Can you zoom in on one or two regions time. It really seems there is a sense of propagation to these....

[kurtisanstey]

@jklymak

• Plot 1 shows Jan-Mar and Plot 2 shows Jun-Aug.
• There appears to some upward propagation of the positive velocities.
• Some appear to form at the bottom and strengthen as they move upward.
• There looks to be periodicity of about a week, and/or less.
• Question: Why do they strengthen away from the bottom? Some sort of shear effect?
• Question: Why is the apparent periodicity a few days to a week? This seems to be odd timing.
• Hotchiss and Wunsch (1982) found evidence of upward propagation in internal wave driven near-bottom up-canyon mean flows (Hudson Canyon). They claim the flows must develop upward propagation as they move up the canyon, to account for the bottom slope. They also mention these flows being partially driven by long-term large-scale quasi-geostrophic flows along the canyon mouth that have periods of > a few days.
• Petruncio et al. (1998) found evidence of shoreward progressive internal wave driven flows with energy shoaling towards shore at an angle similar to the angle of the canyon floor, though these were generally of semidiurnal period.

---

[jklymak]

Hi Kurtis, Great job finding those references. I do wonder if this is an example of "tidal rectification" where the tidal flow is non-linear, and there is a low-frequency component that comes from the modification of the "triangle" wave of the flow. If it is just tidal rectification, though, the total transport (top to bottom, side to side) should be zero. Even if you include the deep data, does this get driven to (almost) zero total transport?

[kurtisanstey]

@jklymak

• As a rough estimate of total transport (along-canyon), if I extend the range (between dashed lines) for the annual mean velocity to include the deep data (650 m - bottom) the values for each year are approximately halved (0.004 - 0.005 m/s).
• From one of Garrett's lectures on tidal rectification, in an observational situation with friction, etc. on a sloping bottom, the tidal rectification should result in an upper flow that follows a pressure gradient up-slope (in our case, up-canyon), with reversed flow near the bottom - if the U forcing is great enough.

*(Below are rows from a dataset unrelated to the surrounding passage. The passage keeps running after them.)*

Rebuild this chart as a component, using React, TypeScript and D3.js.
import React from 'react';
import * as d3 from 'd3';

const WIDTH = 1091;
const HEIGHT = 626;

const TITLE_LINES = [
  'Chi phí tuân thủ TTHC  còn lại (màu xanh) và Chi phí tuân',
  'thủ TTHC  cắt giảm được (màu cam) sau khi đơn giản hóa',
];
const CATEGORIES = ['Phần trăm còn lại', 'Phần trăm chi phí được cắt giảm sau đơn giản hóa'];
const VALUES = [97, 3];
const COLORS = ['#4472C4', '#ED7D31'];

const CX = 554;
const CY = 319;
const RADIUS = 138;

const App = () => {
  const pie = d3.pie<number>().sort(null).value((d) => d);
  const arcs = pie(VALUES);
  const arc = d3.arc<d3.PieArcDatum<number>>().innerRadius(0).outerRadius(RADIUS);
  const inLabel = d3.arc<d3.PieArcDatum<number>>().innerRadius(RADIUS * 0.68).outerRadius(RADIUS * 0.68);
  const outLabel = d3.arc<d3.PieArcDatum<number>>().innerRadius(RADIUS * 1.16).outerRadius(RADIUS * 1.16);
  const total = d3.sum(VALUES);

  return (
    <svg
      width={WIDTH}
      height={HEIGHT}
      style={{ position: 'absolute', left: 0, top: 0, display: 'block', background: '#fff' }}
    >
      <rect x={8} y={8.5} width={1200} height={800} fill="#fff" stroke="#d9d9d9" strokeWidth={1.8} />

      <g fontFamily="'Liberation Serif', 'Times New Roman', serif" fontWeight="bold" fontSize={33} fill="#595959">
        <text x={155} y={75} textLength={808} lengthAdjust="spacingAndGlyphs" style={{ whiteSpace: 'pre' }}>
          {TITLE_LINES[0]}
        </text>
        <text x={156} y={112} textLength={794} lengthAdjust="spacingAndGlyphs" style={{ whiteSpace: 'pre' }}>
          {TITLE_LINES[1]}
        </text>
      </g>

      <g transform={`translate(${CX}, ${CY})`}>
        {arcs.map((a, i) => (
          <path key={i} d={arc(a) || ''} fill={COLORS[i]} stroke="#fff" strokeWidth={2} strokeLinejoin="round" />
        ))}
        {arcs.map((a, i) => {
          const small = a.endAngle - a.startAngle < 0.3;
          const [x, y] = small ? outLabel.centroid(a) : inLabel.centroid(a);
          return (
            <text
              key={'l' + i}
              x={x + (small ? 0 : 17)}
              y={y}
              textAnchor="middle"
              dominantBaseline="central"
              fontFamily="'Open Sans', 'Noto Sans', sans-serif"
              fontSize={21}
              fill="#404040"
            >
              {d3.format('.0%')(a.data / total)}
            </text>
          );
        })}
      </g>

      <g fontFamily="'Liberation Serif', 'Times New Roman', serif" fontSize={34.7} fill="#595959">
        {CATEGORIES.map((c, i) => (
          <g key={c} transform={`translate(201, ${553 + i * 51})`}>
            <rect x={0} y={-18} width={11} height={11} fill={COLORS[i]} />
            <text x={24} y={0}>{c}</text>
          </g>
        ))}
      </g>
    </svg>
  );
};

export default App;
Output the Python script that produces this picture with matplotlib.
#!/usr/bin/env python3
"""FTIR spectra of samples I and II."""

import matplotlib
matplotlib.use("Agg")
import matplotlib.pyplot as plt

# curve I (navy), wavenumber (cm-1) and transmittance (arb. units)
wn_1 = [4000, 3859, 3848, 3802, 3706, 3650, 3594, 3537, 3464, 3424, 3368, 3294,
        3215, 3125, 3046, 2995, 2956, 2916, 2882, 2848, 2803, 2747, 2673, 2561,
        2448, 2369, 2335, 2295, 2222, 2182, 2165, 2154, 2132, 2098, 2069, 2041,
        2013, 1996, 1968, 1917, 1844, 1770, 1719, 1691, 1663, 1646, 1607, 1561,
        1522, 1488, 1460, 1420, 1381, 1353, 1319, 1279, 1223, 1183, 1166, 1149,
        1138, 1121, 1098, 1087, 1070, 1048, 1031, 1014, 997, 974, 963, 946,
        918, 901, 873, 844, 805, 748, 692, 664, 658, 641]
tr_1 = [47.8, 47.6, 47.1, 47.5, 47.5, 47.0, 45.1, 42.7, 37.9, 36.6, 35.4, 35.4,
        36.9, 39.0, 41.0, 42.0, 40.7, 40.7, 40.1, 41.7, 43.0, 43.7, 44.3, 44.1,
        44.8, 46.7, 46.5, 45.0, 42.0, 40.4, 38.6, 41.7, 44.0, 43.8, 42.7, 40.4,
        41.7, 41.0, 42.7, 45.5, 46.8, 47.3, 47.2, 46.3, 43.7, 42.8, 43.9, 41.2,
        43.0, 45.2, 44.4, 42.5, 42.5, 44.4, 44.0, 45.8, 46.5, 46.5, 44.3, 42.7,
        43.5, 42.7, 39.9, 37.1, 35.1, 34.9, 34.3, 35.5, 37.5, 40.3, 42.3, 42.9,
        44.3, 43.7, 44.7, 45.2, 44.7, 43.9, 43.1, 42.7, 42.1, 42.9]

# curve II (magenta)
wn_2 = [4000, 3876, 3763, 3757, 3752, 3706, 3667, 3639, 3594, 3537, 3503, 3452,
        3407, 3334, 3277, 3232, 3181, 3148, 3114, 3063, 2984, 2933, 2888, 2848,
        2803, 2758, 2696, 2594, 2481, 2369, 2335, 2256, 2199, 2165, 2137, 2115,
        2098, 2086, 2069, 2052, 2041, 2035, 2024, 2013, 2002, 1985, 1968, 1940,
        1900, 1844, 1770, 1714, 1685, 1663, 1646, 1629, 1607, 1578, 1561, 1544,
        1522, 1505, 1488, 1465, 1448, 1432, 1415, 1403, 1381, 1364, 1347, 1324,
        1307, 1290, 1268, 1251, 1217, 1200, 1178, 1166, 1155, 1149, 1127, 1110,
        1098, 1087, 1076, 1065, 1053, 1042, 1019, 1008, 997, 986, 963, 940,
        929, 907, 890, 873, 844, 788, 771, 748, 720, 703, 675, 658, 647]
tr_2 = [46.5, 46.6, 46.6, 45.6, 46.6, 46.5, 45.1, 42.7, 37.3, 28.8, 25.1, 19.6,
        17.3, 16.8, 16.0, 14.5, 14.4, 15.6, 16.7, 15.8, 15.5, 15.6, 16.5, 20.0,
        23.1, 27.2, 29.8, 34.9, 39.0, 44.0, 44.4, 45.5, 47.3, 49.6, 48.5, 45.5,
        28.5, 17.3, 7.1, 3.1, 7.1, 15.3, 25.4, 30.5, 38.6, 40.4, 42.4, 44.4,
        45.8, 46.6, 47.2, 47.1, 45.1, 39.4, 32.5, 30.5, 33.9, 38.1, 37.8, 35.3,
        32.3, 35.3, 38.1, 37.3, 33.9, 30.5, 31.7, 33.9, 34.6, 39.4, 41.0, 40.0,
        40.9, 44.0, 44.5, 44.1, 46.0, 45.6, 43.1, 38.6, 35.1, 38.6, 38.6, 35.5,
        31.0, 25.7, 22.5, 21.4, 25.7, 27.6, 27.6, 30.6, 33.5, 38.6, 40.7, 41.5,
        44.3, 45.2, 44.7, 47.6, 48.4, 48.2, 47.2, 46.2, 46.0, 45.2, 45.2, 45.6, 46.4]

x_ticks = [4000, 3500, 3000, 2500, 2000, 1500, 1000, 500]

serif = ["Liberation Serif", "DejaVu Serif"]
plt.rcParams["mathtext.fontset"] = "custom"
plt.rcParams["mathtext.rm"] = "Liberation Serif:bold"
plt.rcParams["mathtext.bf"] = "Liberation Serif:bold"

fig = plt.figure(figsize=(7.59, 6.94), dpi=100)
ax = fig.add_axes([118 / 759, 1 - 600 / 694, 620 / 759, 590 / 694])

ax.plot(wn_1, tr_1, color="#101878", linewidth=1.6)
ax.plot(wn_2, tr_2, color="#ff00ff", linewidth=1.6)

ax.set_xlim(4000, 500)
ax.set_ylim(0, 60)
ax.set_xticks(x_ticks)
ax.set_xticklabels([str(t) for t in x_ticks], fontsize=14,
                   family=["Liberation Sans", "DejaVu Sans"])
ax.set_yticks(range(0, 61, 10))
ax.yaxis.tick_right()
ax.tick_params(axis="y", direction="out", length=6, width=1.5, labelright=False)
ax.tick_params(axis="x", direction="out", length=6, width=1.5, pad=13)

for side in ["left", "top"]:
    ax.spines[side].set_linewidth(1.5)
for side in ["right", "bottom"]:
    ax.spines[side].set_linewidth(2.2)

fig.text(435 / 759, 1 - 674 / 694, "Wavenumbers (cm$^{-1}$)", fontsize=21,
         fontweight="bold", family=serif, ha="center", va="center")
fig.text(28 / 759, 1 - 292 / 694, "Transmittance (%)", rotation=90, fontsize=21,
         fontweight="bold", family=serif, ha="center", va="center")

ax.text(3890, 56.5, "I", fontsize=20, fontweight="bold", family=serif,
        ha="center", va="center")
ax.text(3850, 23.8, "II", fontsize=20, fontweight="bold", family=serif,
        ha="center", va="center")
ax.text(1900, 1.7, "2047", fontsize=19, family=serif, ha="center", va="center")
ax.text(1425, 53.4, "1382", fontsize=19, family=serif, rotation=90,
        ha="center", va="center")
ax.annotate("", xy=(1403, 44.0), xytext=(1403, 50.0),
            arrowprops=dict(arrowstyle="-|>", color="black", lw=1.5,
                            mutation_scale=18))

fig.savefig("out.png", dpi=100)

The net-flow would be slightly up-slope, even including the deep data, unless I misunderstand. It was only a brief lecture and didn't get into any triangle waves, net-zero transport, etc.

[kurtisanstey]

• Try to find a connection for the odd periodicity.
• Spring-neap comparison?
• Semidiurnal band forcing?
• Slope low-pass currents?

---

• From the rough qualitative comparison, below, there are no obvious similarities in periodicity that may indicate forcing. Shown is a two month period with the depth-mean along-canyon low-pass velocities (black), surface spring-neap levels (blue), along-slope depth-mean low-pass velocities (orange), and along-canyon depth-mean semidiurnal power (green).
  
• Zoomed out to 6-month and annual periods there is still no obvious relationship.
  
• Finish write-up and plots in thesis.